We see droplets rippling in a pond outward into circular reverberations and then get a glimpse at this phenomena’s perceiver, Oppenheimer (Cilian Murphy), our protagonist, who relates this watery vision against one predicated on a countervailing elemental source, a world of fire, flames pluming out and flowing as a liquid, a state of plasma, an analogous movement to the echoing droplets.
From this point on, we’re treated to a variety of visuals which evade traditional classification as their scopes cannot be disambiguated. Visions of fire remain indeterminable as they take one of two roles depending on perspective: either they represent molecular entanglements of atoms blasting against one another or they are eruptions of flames on a scale familiar to us, eruptions that we would traditionally classify as such vis-à-vis our “naked” eyes.
As the montage of these visions continues, text eventually intervenes into the frame describing a divine story: “Prometheus stole fire from the Gods and gave it to man. For this he was chained to a rock and tortured for eternity.” A tale of divinity rendered contiguous with a visual plane depicting these flames from a scientific vantage point – this dichotomy is one that will seep into and develop through the film.
Accompanying this concisely phrased religious summation is an increasingly intense rumbling which enters the soundscape, source undetermined, which crowds out all other noises.
Fission is indexed to Oppenheimer (Cilian Murphy), color, subjectivity, surrealism. Fusion is indexed to Strauss (Robert Downey Jr. ), black-and-white, “objectivity”, reality. Like he did in Dunkirk, Nolan sets up the formal framework for the film right at the start, utilizing supertitles – Fission and Fusion – to help bracket the strands the film will be delineated by. The former, fission, is attached to Oppenheimer and is shot in color. It features moments of clear subjectivity and surrealism – the realm of internal. The latter, fusion, is attached to Strauss and is shot in black-and-white. It features of moments of supposed “objectivity”, reality sans surrealism – the realm of the external. The film finds its rhythm through the intercutting of these two strands and the manners in which they reveal the way power derives from and interpellates both individuals and macro-level entities.
The sound continues until we cut to the visage of our phenomenological observer whose eyes are resolutely closed. Once he opens them up, the deafening, unidentifiable stamping noise immediately dissipates – a vision broken through as its dreamer wakes up. A supertitle, “Fission”, appears on the frame, setting the start of the formal patterns which will segment the film from this point on.

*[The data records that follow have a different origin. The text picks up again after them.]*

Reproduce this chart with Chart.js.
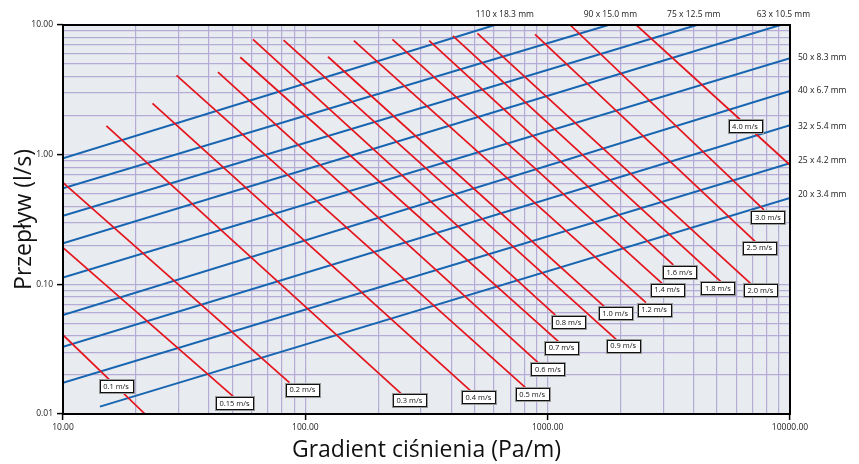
<!DOCTYPE html>
<html>
<head>
<meta charset="utf-8">
<script src="https://cdn.jsdelivr.net/npm/chart.js@4/dist/chart.umd.min.js"></script>
<style>
  html, body { margin: 0; padding: 0; background: #fff; }
  #wrap { width: 859px; height: 464px; }
</style>
</head>
<body>
<div id="wrap"><canvas id="chart" width="859" height="464"></canvas></div>
<script>
// Pipe sizes (outer diameter x wall) – flow vs. pressure gradient lines
const pipeSizes = ['110 x 18.3 mm', '90 x 15.0 mm', '75 x 12.5 mm', '63 x 10.5 mm',
                   '50 x 8.3 mm', '40 x 6.7 mm', '32 x 5.4 mm', '25 x 4.2 mm', '20 x 3.4 mm'];
const pipeStartGradient = [10, 10, 10, 10, 10, 10, 10, 10, 14.2];
const pipeStartFlow     = [0.937, 0.550, 0.338, 0.207, 0.113, 0.058, 0.033, 0.0174, 0.0114];
const pipeEndGradient   = [605, 1781, 4124, 9125, 10000, 10000, 10000, 10000, 10000];
const pipeEndFlow       = [10, 10, 10, 10, 5.54, 3.10, 1.69, 0.858, 0.463];

// Constant-velocity lines
const velocities = ['0.1 m/s', '0.15 m/s', '0.2 m/s', '0.3 m/s', '0.4 m/s', '0.5 m/s', '0.6 m/s',
                    '0.7 m/s', '0.8 m/s', '0.9 m/s', '1.0 m/s', '1.2 m/s', '1.4 m/s', '1.6 m/s',
                    '1.8 m/s', '2.0 m/s', '2.5 m/s', '3.0 m/s', '4.0 m/s'];
const velStartGradient = [10, 10, 10, 15.1, 23.4, 29.4, 43.6, 53.9, 60.8, 81.3, 124, 158.6,
                          228.7, 324.2, 406.2, 512.9, 887, 1238, 2323];
const velStartFlow     = [0.0407, 0.1917, 0.608, 1.664, 2.49, 4.09, 4.34, 5.64, 7.76, 7.66, 5.69,
                          7.57, 7.76, 7.57, 8.23, 8.63, 8.48, 10, 10];
const velEndGradient   = [21.8, 50.5, 86.0, 249.2, 479.8, 808, 910.7, 1109, 1076, 1917, 1727,
                          2546, 2965, 3300, 5184, 6868, 7191, 7808, 10000];
const velEndFlow       = [0.01, 0.0136, 0.01744, 0.01427, 0.01513, 0.01607, 0.02506, 0.0361,
                          0.058, 0.0377, 0.0665, 0.0722, 0.1019, 0.141, 0.1048, 0.1019, 0.2132,
                          0.3745, 0.832];

// Axis ticks
const xTickValues = [10, 100, 1000, 10000];
const xTickLabels = ['10.00', '100.00', '1000.00', '10000.00'];
const yTickValues = [0.01, 0.1, 1, 10];
const yTickLabels = ['0.01', '0.10', '1.00', '10.00'];

// ---- styling / layout ----
const BLUE = '#1765b0';
const RED = '#e5141c';
const PLOT_BG = '#e8ebef';
const GRID = '#b4acd6';
const FONT = '"Open Sans", "Liberation Sans", sans-serif';

// tag box centre relative to the lower end of each velocity line (px)
const velTagOffset = [[-29, -28], [1, 6.5], [13, 7], [8, 6.5], [8, 6.5], [7, 7], [10, 7], [3, 6],
                      [13, 7], [7, 6.5], [10, 6], [8, 7], [5, 6.5], [6, 7], [-3, 6.5], [10, 7],
                      [4, 6], [4, 7], [-45, -39]];
// name placement next to the upper end of each pipe line (px)
const pipeNameShift = [10, 2, -3, 3, -1, 0, 1, -3, -3];

// minor + major grid positions for a log axis
function logGrid(values) {
  const out = [];
  for (let i = 0; i < values.length - 1; i++) {
    for (let m = 1; m < 10; m++) out.push(values[i] * m);
  }
  out.push(values[values.length - 1]);
  return out;
}
function labelFor(values, labels, v) {
  const i = values.findIndex(t => Math.abs(Math.log10(t) - Math.log10(v)) < 1e-6);
  return i >= 0 ? labels[i] : '';
}
function isMajor(values, v) {
  return values.some(t => Math.abs(Math.log10(t) - Math.log10(v)) < 1e-6);
}

const datasets = [];
velocities.forEach((name, i) => datasets.push({
  label: name,
  data: [{ x: velStartGradient[i], y: velStartFlow[i] }, { x: velEndGradient[i], y: velEndFlow[i] }],
  borderColor: RED, borderWidth: 1.7, showLine: true, pointRadius: 0, pointHoverRadius: 0
}));
pipeSizes.forEach((name, i) => datasets.push({
  label: name,
  data: [{ x: pipeStartGradient[i], y: pipeStartFlow[i] }, { x: pipeEndGradient[i], y: pipeEndFlow[i] }],
  borderColor: BLUE, borderWidth: 2, showLine: true, pointRadius: 0, pointHoverRadius: 0
}));

const decorations = {
  id: 'decorations',
  beforeDraw(chart) {
    const { ctx, chartArea: a } = chart;
    ctx.save();
    ctx.fillStyle = '#fff';
    ctx.fillRect(0, 0, chart.width, chart.height);
    ctx.fillStyle = PLOT_BG;
    ctx.fillRect(a.left, a.top, a.right - a.left, a.bottom - a.top);
    ctx.restore();
  },
  afterDatasetsDraw(chart) {
    const { ctx, chartArea: a, scales: { x, y } } = chart;
    ctx.save();

    // velocity tags
    ctx.font = '7.5px ' + FONT;
    ctx.textAlign = 'center';
    ctx.textBaseline = 'middle';
    velocities.forEach((name, i) => {
      const cx = x.getPixelForValue(velEndGradient[i]) + velTagOffset[i][0];
      const cy = y.getPixelForValue(velEndFlow[i]) + velTagOffset[i][1];
      const w = Math.round(ctx.measureText(name).width + 7), h = 12;
      const l = Math.round(cx - w / 2) + 0.5, t = Math.round(cy - h / 2) + 0.5;
      ctx.fillStyle = '#fff';
      ctx.fillRect(l, t, w, h);
      ctx.strokeStyle = '#999';
      ctx.lineWidth = 1;
      ctx.strokeRect(l - 1, t - 1, w + 2, h + 2);
      ctx.strokeStyle = '#111';
      ctx.strokeRect(l, t, w, h);
      ctx.fillStyle = '#111';
      ctx.fillText(name, cx, cy + 0.5);
    });

    // pipe size names
    ctx.font = '8.5px ' + FONT;
    ctx.fillStyle = '#1a1a1a';
    ctx.textBaseline = 'middle';
    pipeSizes.forEach((name, i) => {
      const ex = x.getPixelForValue(pipeEndGradient[i]);
      const ey = y.getPixelForValue(pipeEndFlow[i]);
      if (pipeEndFlow[i] >= yTickValues[yTickValues.length - 1]) {
        ctx.textAlign = 'center';
        ctx.fillText(name, ex + pipeNameShift[i], a.top - 10);
      } else {
        ctx.textAlign = 'left';
        ctx.fillText(name, a.right + 8, ey + pipeNameShift[i]);
      }
    });

    // plot frame
    ctx.strokeStyle = '#000';
    ctx.lineWidth = 2;
    ctx.strokeRect(a.left, a.top, a.right - a.left, a.bottom - a.top);
    ctx.restore();
  }
};

function axisOptions(values, labels, isX) {
  return {
    type: 'logarithmic',
    min: values[0],
    max: values[values.length - 1],
    afterBuildTicks(scale) {
      scale.ticks = logGrid(values).map(v => ({ value: v, major: isMajor(values, v) }));
    },
    afterFit(scale) {
      if (isX) scale.height = 50; else scale.width = 63;
    },
    border: { display: false },
    grid: {
      color: GRID,
      lineWidth: 1.2,
      drawTicks: true,
      tickLength: 6,
      tickWidth: 1.5,
      tickColor: c => (c.tick && isMajor(values, c.tick.value)) ? '#000' : 'rgba(0,0,0,0)'
    },
    ticks: {
      autoSkip: false,
      maxRotation: 0,
      padding: isX ? 2 : 4,
      color: '#1a1a1a',
      font: { family: FONT, size: 8.5 },
      callback: v => labelFor(values, labels, v)
    },
    title: {
      display: true,
      text: isX ? 'Gradient ciśnienia (Pa/m)' : 'Przepływ (l/s)',
      color: '#111',
      font: { family: FONT, size: 23 },
      padding: isX ? { top: 0, bottom: 0 } : { top: 11, bottom: 0 }
    }
  };
}

new Chart(document.getElementById('chart'), {
  type: 'scatter',
  data: { datasets },
  options: {
    responsive: false,
    animation: false,
    events: [],
    layout: { padding: { left: 0, top: 25, right: 69, bottom: 0 } },
    plugins: { legend: { display: false }, tooltip: { enabled: false } },
    scales: {
      x: axisOptions(xTickValues, xTickLabels, true),
      y: axisOptions(yTickValues, yTickLabels, false)
    }
  },
  plugins: [decorations]
});
</script>
</body>
</html>
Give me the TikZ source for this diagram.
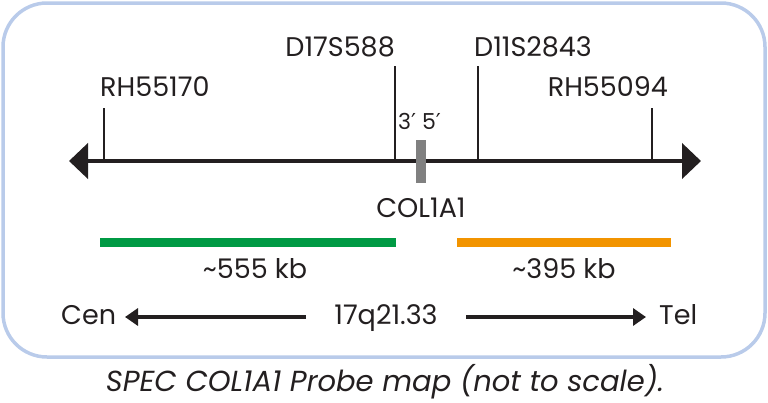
\documentclass[tikz,border=0pt]{standalone}
\usepackage{fontspec}
\setmainfont{Poppins}
\newfontfamily\primefont{DejaVu Sans}
\usetikzlibrary{arrows.meta}
\definecolor{frameblue}{HTML}{B9CBEA}
\definecolor{ink}{HTML}{231F20}
\definecolor{probegreen}{HTML}{009A44}
\definecolor{probeorange}{HTML}{F29400}
\definecolor{genegray}{HTML}{808080}
\newcommand{\pr}{{\primefont ′}}
\tikzset{
  lbl/.style={inner sep=0pt, text=ink, font=\fontsize{27}{27}\selectfont},
  small/.style={inner sep=0pt, text=ink, font=\fontsize{22}{22}\selectfont},
  tick/.style={draw=ink, line width=2pt},
  axis/.style={draw=ink, line width=4.5pt, {Triangle[length=19pt,width=35pt]}-{Triangle[length=19pt,width=35pt]}},
  dirarrow/.style={draw=ink, line width=4.5pt, -{Triangle[length=13pt,width=17pt]}},
  probe/.style={line width=9pt},
}
\begin{document}
\begin{tikzpicture}[x=1pt,y=-1pt]
\useasboundingbox (0,0) rectangle (768,402);
% frame
\draw[frameblue, line width=3.5pt, rounded corners=44pt] (3,3) rectangle (765,357);
% axis
\coordinate (axL) at (69,161);
\coordinate (axR) at (701,161);
\draw[axis] (axL) -- (axR);
% ticks
\coordinate (t1top) at (104,108); \coordinate (t1bot) at (104,161);
\coordinate (t2top) at (395,66);  \coordinate (t2bot) at (395,161);
\coordinate (t3top) at (478,66);  \coordinate (t3bot) at (478,161);
\coordinate (t4top) at (652,108); \coordinate (t4bot) at (652,161);
\draw[tick] (t1top) -- (t1bot);
\draw[tick] (t2top) -- (t2bot);
\draw[tick] (t3top) -- (t3bot);
\draw[tick] (t4top) -- (t4bot);
% labels
\node[lbl, anchor=base west] (rh1) at (100,96) {RH55170};
\node[lbl, anchor=base east] (d17) at (395,56) {D17S588};
\node[lbl, anchor=base west] (d11) at (474,56) {D11S2843};
\node[lbl, anchor=base east] (rh2) at (668,96) {RH55094};
\node[small, anchor=base west] (prime) at (398,129) {3\pr\ 5\pr};
% gene
\coordinate (gtop) at (421,140);
\coordinate (gbot) at (421,183);
\draw[genegray, line width=10pt] (gtop) -- (gbot);
\node[lbl, anchor=base] (col) at (421,217) {COL1A1};
% probes
\coordinate (gL) at (100,242); \coordinate (gR) at (396,242);
\coordinate (oL) at (457,242); \coordinate (oR) at (671,242);
\draw[probe, probegreen] (gL) -- (gR);
\draw[probe, probeorange] (oL) -- (oR);
\node[lbl, anchor=base] (kb1) at (255,278) {\textasciitilde555 kb};
\node[lbl, anchor=base] (kb2) at (564,278) {\textasciitilde395 kb};
% bottom row
\node[lbl, anchor=base west] (cen) at (61,324) {Cen};
\node[lbl, anchor=base] (band) at (386,324) {17q21.33};
\node[lbl, anchor=base west] (tel) at (659,324) {Tel};
\coordinate (la) at (306,317); \coordinate (lb) at (125,317);
\coordinate (ra) at (466,317); \coordinate (rb) at (646,317);
\draw[dirarrow] (la) -- (lb);
\draw[dirarrow] (ra) -- (rb);
% caption
\node[lbl, anchor=base, font=\fontsize{29}{29}\selectfont\itshape] (cap) at (385,391) {SPEC COL1A1 Probe map (not to scale).};
\end{tikzpicture}
\end{document}
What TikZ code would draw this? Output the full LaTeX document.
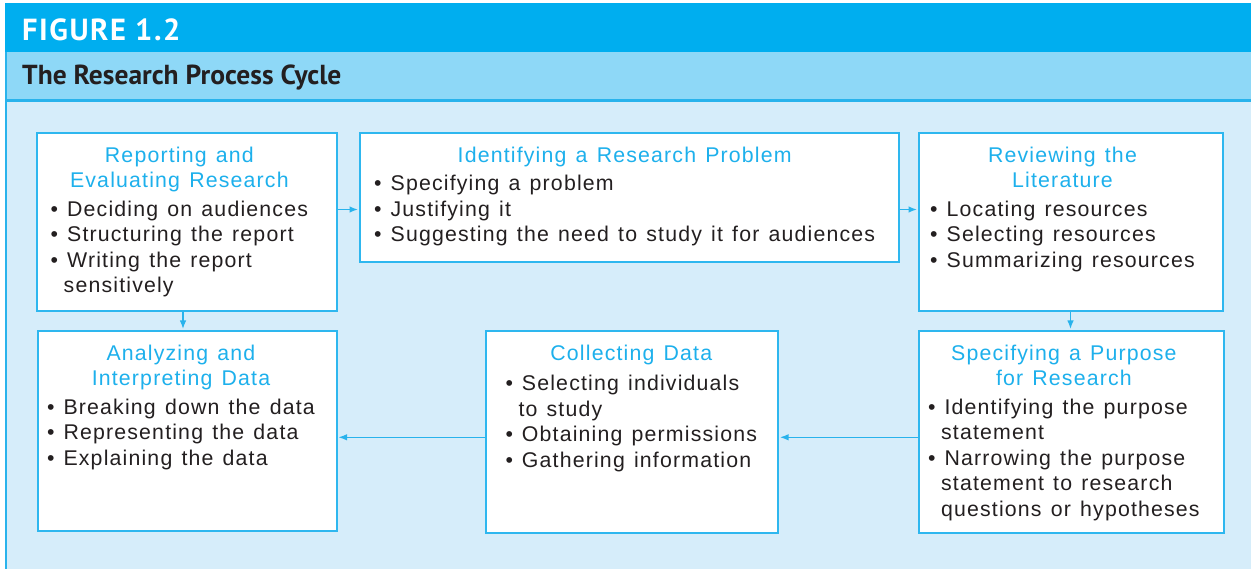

Oppenheimer begins to read a statement regarding his life to the audience and its filmic analog, persons which he regards as judges, while he explains that his decisions can only be evaluated against such a grand narrative. Meanwhile, the crowd evaluating the same refuses this classification as judges, clarifying that they instead serve as members of a security board – a semantic distinction operating as bureaucratic gesture.
Immediately, the film cuts to a close-up of another man, Strauss (Robert Downey Jr.), with the supertitle of “Fusion” appearing on the frame. This new filmic subject comments on the previous scene, explaining that Oppenheimer engaged in his aforementioned testimony for a month. He’s informed that he will be forced to explain his position towards the Oppenheimer security hearing, an issue which still divides America, in his confirmation hearing but is assured that this is not a trial – an inverted echo of the earlier statement from Fission wherein the audience clarified they were not judges, the prosecutors of a trial.
Thus, from the start the film the two formal strands by which it bifurcates itself, the colored world of “Fission” and the black-and-white world of “Fusion” are explicitly tied to the point-of-views of two distinctive men respectively, Oppenheimer and Strauss, who each find themselves at the heart of their own respective hearings which bear the markings of trials but are officially not classified as such while they’re forced to justify their lives. These two sections act as assemblages, gaining formal powers as the film continues to build a series of relationships and explicit patterns that define these partitions and grant them the power to frame the content they depict in radically distinctive fashions.[1] DeLanda, M. (n.d.). In Assemblage Theory. introduction. These two chronologies will come to stand-in for a variety of ideas, separate from one another, constantly inviting the viewer to ascertain the reasons for such distinctions.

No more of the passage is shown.